* WHAT YOU HAVE TO DO *
Pick out every line that holds the string "Clone" and copy it.

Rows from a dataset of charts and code
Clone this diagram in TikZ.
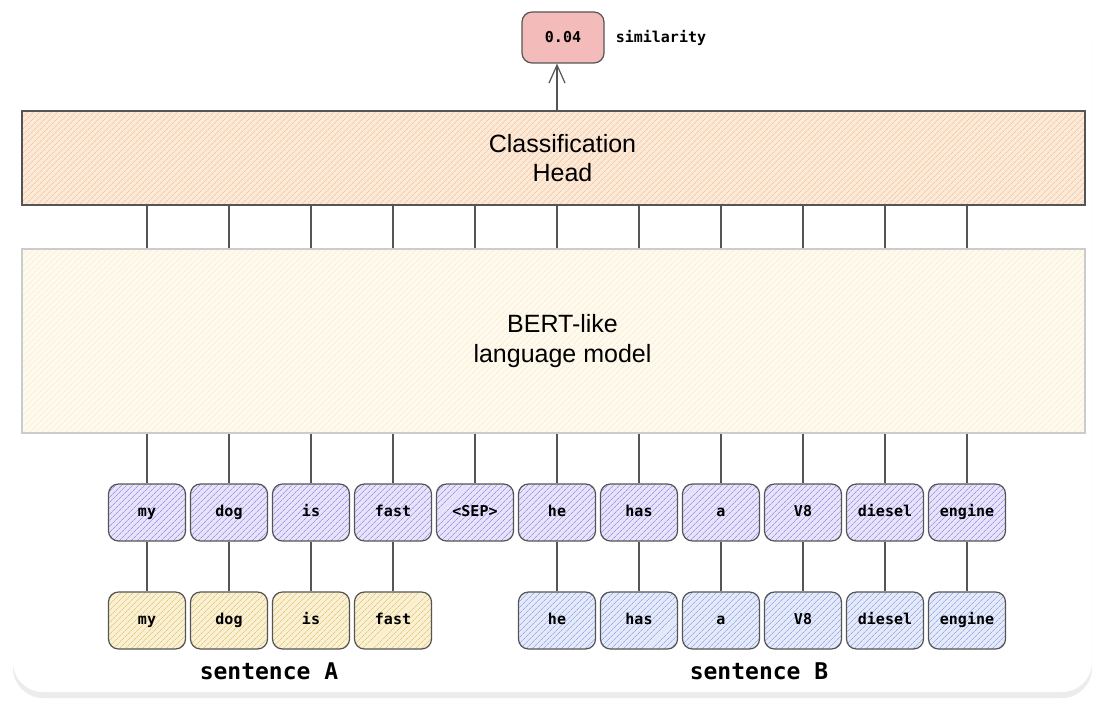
\documentclass[tikz,border=0pt]{standalone}
\usepackage{fontspec}
\setmainfont{Liberation Sans}
\newfontfamily\tokfont{DejaVu Sans Mono}
\usetikzlibrary{patterns.meta, arrows.meta, positioning, shadows}

\definecolor{edge}{HTML}{555555}
\definecolor{headfill}{HTML}{FCE9D8}
\definecolor{headhatch}{HTML}{F3C9A2}
\definecolor{bertfill}{HTML}{FEFAEE}
\definecolor{berthatch}{HTML}{F7EDD2}
\definecolor{tokfill}{HTML}{E6E3FA}
\definecolor{tokhatch}{HTML}{A098E2}
\definecolor{afill}{HTML}{FBF1D2}
\definecolor{ahatch}{HTML}{E2CB88}
\definecolor{bfill}{HTML}{E4EAFA}
\definecolor{bhatch}{HTML}{9CAEE4}
\definecolor{simfill}{HTML}{F4BBBB}

\tikzset{
    hatched/.style 2 args={
        preaction={fill=#1},
        pattern={Lines[angle=45, distance=4pt, line width=0.8pt]},
        pattern color=#2,
    },
    headbox/.style={
        rectangle, draw=edge, hatched={headfill}{headhatch},
        minimum width=1063pt, minimum height=94pt,
        line width=1.2pt,
    },
    bertbox/.style={
        rectangle, draw=gray!40, hatched={bertfill}{berthatch},
        minimum width=1063pt, minimum height=184pt,
        line width=1.2pt,
    },
    boxtext/.style={
        align=center, xshift=9pt,
        font=\fontsize{25}{29.5}\selectfont,
    },
    tok/.style={
        rectangle, draw=edge, hatched={tokfill}{tokhatch},
        minimum width=77pt, minimum height=57pt,
        text height=11pt, text depth=3pt,
        rounded corners=10pt, line width=1.2pt,
        font=\tokfont\bfseries\fontsize{15}{18}\selectfont,
    },
    toka/.style={tok, hatched={afill}{ahatch}},
    tokb/.style={tok, hatched={bfill}{bhatch}},
    simbox/.style={
        rectangle, draw=edge, fill=simfill,
        minimum width=82pt, minimum height=51pt,
        rounded corners=10pt, line width=1.2pt,
        font=\tokfont\bfseries\fontsize{15}{18}\selectfont,
    },
    note/.style={
        inner sep=0pt,
        font=\tokfont\bfseries\fontsize{15}{18}\selectfont,
    },
    caption/.style={
        font=\tokfont\bfseries\fontsize{23}{27}\selectfont,
    },
    link/.style={draw=edge, line width=1.2pt},
    arr/.style={
        -{Straight Barb[length=18pt, width=16pt, line width=1.2pt]},
        draw=edge, line width=1.2pt,
    },
}

\begin{document}
\begin{tikzpicture}[x=1pt, y=-1pt]

    % ── Card ──
    \useasboundingbox (0,0) rectangle (1106,714);
    \fill[white] (0,0) rectangle (1106,714);
    \fill[white, rounded corners=30pt,
          drop shadow={opacity=0.15, shadow xshift=0pt, shadow yshift=-6pt}]
        (13,5) rectangle (1092,692);

    % ── Output ──
    \node[simbox] (sim) at (563, 37.5) {0.04};
    \node[note, right=11pt of sim] (simlabel) {similarity};

    % ── Classification head and model ──
    \node[headbox, label={[boxtext]center:Classification\\Head}]
        (head) at (553.5, 158) {};
    \node[bertbox, label={[boxtext]center:BERT-like\\language model}]
        (bert) at (553.5, 341) {};

    % ── Input tokens (82pt spacing) ──
    \node[tok] (t1)  at (147, 512.5) {my};
    \node[tok] (t2)  at (229, 512.5) {dog};
    \node[tok] (t3)  at (311, 512.5) {is};
    \node[tok] (t4)  at (393, 512.5) {fast};
    \node[tok] (t5)  at (475, 512.5) {<SEP>};
    \node[tok] (t6)  at (557, 512.5) {he};
    \node[tok] (t7)  at (639, 512.5) {has};
    \node[tok] (t8)  at (721, 512.5) {a};
    \node[tok] (t9)  at (803, 512.5) {V8};
    \node[tok] (t10) at (885, 512.5) {diesel};
    \node[tok] (t11) at (967, 512.5) {engine};

    % ── Sentence A ──
    \node[toka] (a1) at (147, 620.5) {my};
    \node[toka] (a2) at (229, 620.5) {dog};
    \node[toka] (a3) at (311, 620.5) {is};
    \node[toka] (a4) at (393, 620.5) {fast};

    % ── Sentence B ──
    \node[tokb] (b1) at (557, 620.5) {he};
    \node[tokb] (b2) at (639, 620.5) {has};
    \node[tokb] (b3) at (721, 620.5) {a};
    \node[tokb] (b4) at (803, 620.5) {V8};
    \node[tokb] (b5) at (885, 620.5) {diesel};
    \node[tokb] (b6) at (967, 620.5) {engine};

    \node[caption] (capA) at (269, 671) {sentence A};
    \node[caption] (capB) at (759, 671) {sentence B};

    % ── Arrow: head -> similarity ──
    \draw[arr] (head.north -| t6) -- (sim.south -| t6);

    % ── Links: model -> head ──
    \draw[link] (bert.north -| t1)  -- (head.south -| t1);
    \draw[link] (bert.north -| t2)  -- (head.south -| t2);
    \draw[link] (bert.north -| t3)  -- (head.south -| t3);
    \draw[link] (bert.north -| t4)  -- (head.south -| t4);
    \draw[link] (bert.north -| t5)  -- (head.south -| t5);
    \draw[link] (bert.north -| t6)  -- (head.south -| t6);
    \draw[link] (bert.north -| t7)  -- (head.south -| t7);
    \draw[link] (bert.north -| t8)  -- (head.south -| t8);
    \draw[link] (bert.north -| t9)  -- (head.south -| t9);
    \draw[link] (bert.north -| t10) -- (head.south -| t10);
    \draw[link] (bert.north -| t11) -- (head.south -| t11);

    % ── Links: tokens -> model ──
    \draw[link] (t1)  -- (bert.south -| t1);
    \draw[link] (t2)  -- (bert.south -| t2);
    \draw[link] (t3)  -- (bert.south -| t3);
    \draw[link] (t4)  -- (bert.south -| t4);
    \draw[link] (t5)  -- (bert.south -| t5);
    \draw[link] (t6)  -- (bert.south -| t6);
    \draw[link] (t7)  -- (bert.south -| t7);
    \draw[link] (t8)  -- (bert.south -| t8);
    \draw[link] (t9)  -- (bert.south -| t9);
    \draw[link] (t10) -- (bert.south -| t10);
    \draw[link] (t11) -- (bert.south -| t11);

    % ── Links: sentences -> tokens ──
    \draw[link] (a1) -- (t1);
    \draw[link] (a2) -- (t2);
    \draw[link] (a3) -- (t3);
    \draw[link] (a4) -- (t4);
    \draw[link] (b1) -- (t6);
    \draw[link] (b2) -- (t7);
    \draw[link] (b3) -- (t8);
    \draw[link] (b4) -- (t9);
    \draw[link] (b5) -- (t10);
    \draw[link] (b6) -- (t11);

\end{tikzpicture}
\end{document}
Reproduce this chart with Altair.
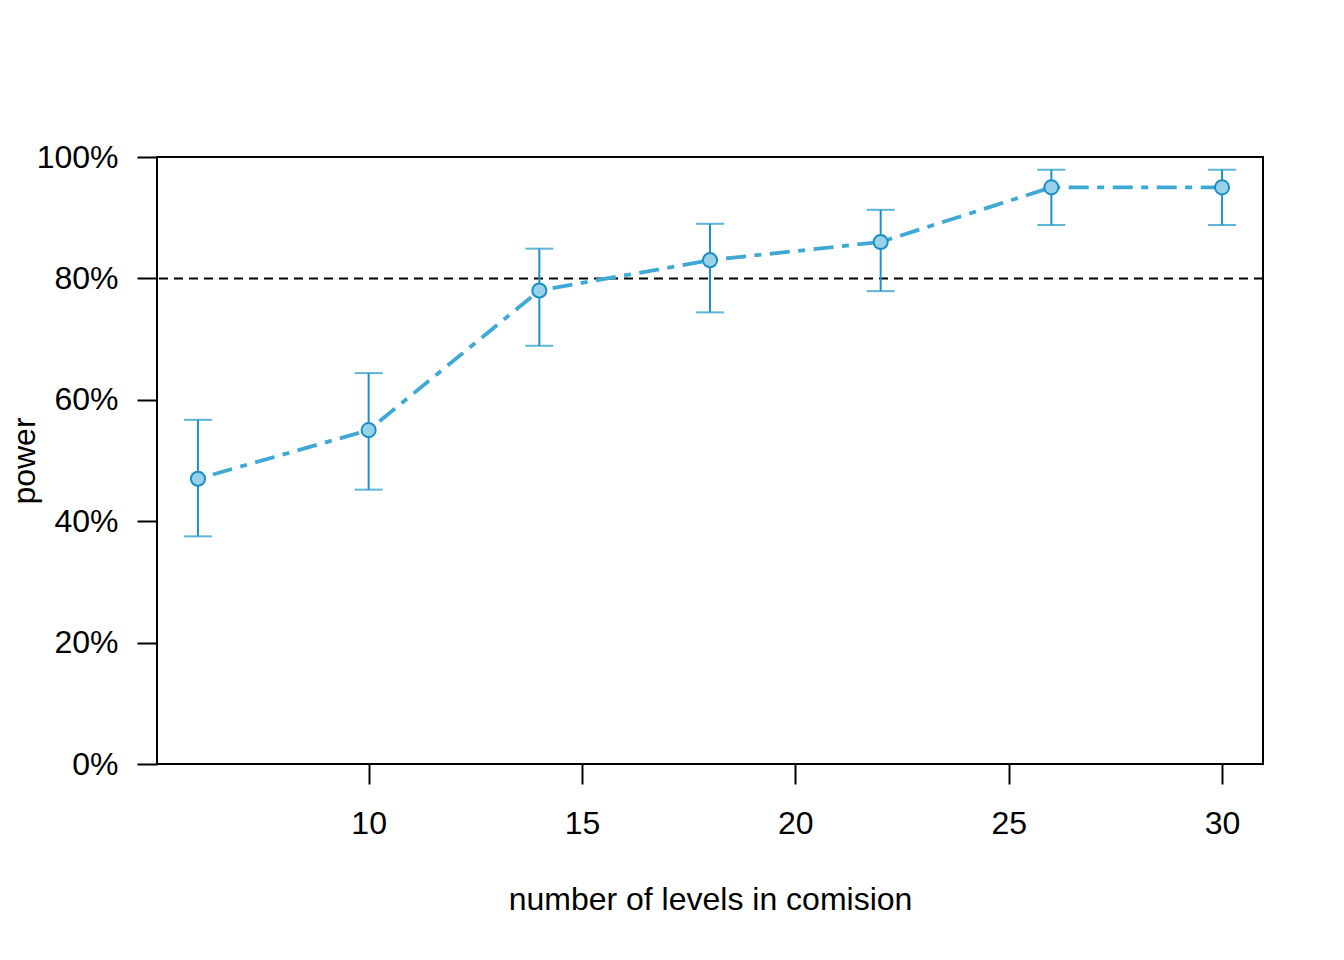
import altair as alt
import pandas as pd

levels = [6, 10, 14, 18, 22, 26, 30]
power = [0.47, 0.55, 0.78, 0.83, 0.86, 0.95, 0.95]
lower = [0.375, 0.452, 0.689, 0.744, 0.779, 0.888, 0.888]
upper = [0.567, 0.644, 0.849, 0.890, 0.913, 0.979, 0.979]
target = [0.8]
x_ticks = [10, 15, 20, 25, 30]
y_ticks = [0, 0.2, 0.4, 0.6, 0.8, 1.0]

df = pd.DataFrame({"levels": levels, "power": power, "lower": lower, "upper": upper})
ref = pd.DataFrame({"target": target})

FONT = "Liberation Sans"
FS = 32
LINE_COL = "#3fa9d6"
BAR_COL = "#1a95c9"
FILL_COL = "#98d1ea"

xscale = alt.Scale(domain=[5.04, 30.96], nice=False, zero=False)
yscale = alt.Scale(domain=[0, 1], nice=False, zero=True)

xenc = alt.X(
    "levels:Q",
    scale=xscale,
    title="number of levels in comision",
    axis=alt.Axis(
        values=x_ticks, tickSize=20, tickWidth=2, tickColor="black",
        domain=False, grid=False, labelFontSize=FS, labelFont=FONT,
        labelColor="black", labelPadding=24, labelFlush=False,
        titleFontSize=FS, titleFont=FONT, titleFontWeight="normal",
        titleColor="black", titleX=553, titleY=145, titleAlign="center",
        titleBaseline="alphabetic",
    ),
)
yenc = alt.Y(
    "power:Q",
    scale=yscale,
    title="power",
    axis=alt.Axis(
        values=y_ticks, format=".0%", tickSize=20, tickWidth=2, tickColor="black",
        domain=False, grid=False, labelFontSize=FS, labelFont=FONT,
        labelColor="black", labelPadding=19, labelBaseline="middle", labelFlush=False,
        titleFontSize=FS, titleFont=FONT, titleFontWeight="normal",
        titleColor="black", titleX=-123, titleY=303.5, titleAngle=270,
        titleAlign="center", titleBaseline="alphabetic",
    ),
)

refline = alt.Chart(ref).mark_rule(color="black", strokeWidth=2, strokeDash=[9, 6]).encode(
    y=alt.Y("target:Q", scale=yscale)
)

line = alt.Chart(df).mark_line(
    color=LINE_COL, strokeWidth=3.8, strokeDash=[7, 8.5, 20, 8.5], strokeCap="butt"
).encode(x=xenc, y=yenc)

bars = alt.Chart(df).mark_rule(color=BAR_COL, strokeWidth=2).encode(
    x=alt.X("levels:Q", scale=xscale),
    y=alt.Y("lower:Q", scale=yscale),
    y2="upper:Q",
)

cap_lo = alt.Chart(df).mark_tick(color=BAR_COL, size=28, thickness=2, orient="horizontal").encode(
    x=alt.X("levels:Q", scale=xscale),
    y=alt.Y("lower:Q", scale=yscale),
)
cap_hi = alt.Chart(df).mark_tick(color=BAR_COL, size=28, thickness=2, orient="horizontal").encode(
    x=alt.X("levels:Q", scale=xscale),
    y=alt.Y("upper:Q", scale=yscale),
)

points = alt.Chart(df).mark_point(
    shape="circle", filled=True, fill=FILL_COL, stroke="#1a8fc6", strokeWidth=2,
    size=200, opacity=1,
).encode(x=alt.X("levels:Q", scale=xscale), y=alt.Y("power:Q", scale=yscale))

chart = alt.layer(refline, line, bars, cap_lo, cap_hi, points).properties(
    width=1106,
    height=607,
    autosize=alt.AutoSizeParams(type="none"),
    padding={"left": 149, "top": 149, "right": 73, "bottom": 188},
    background="white",
).configure_view(stroke="black", strokeWidth=2, strokeOpacity=1)

chart.save("out.html", embed_options={"renderer": "svg", "actions": False})
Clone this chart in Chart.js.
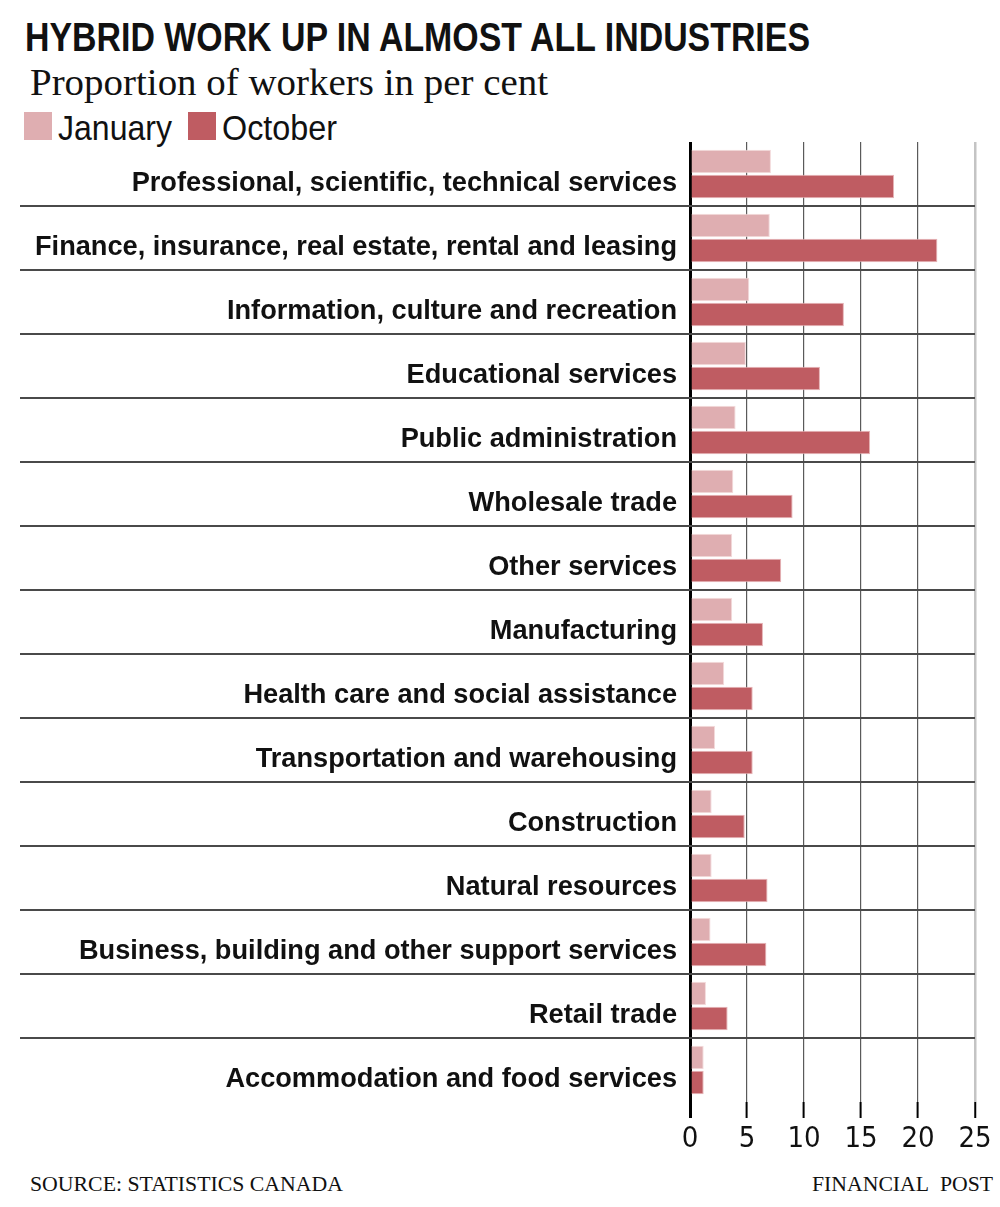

* FINISHED ANSWER *
Clone this diagram in TikZ.
Clone this chart in Chart.js.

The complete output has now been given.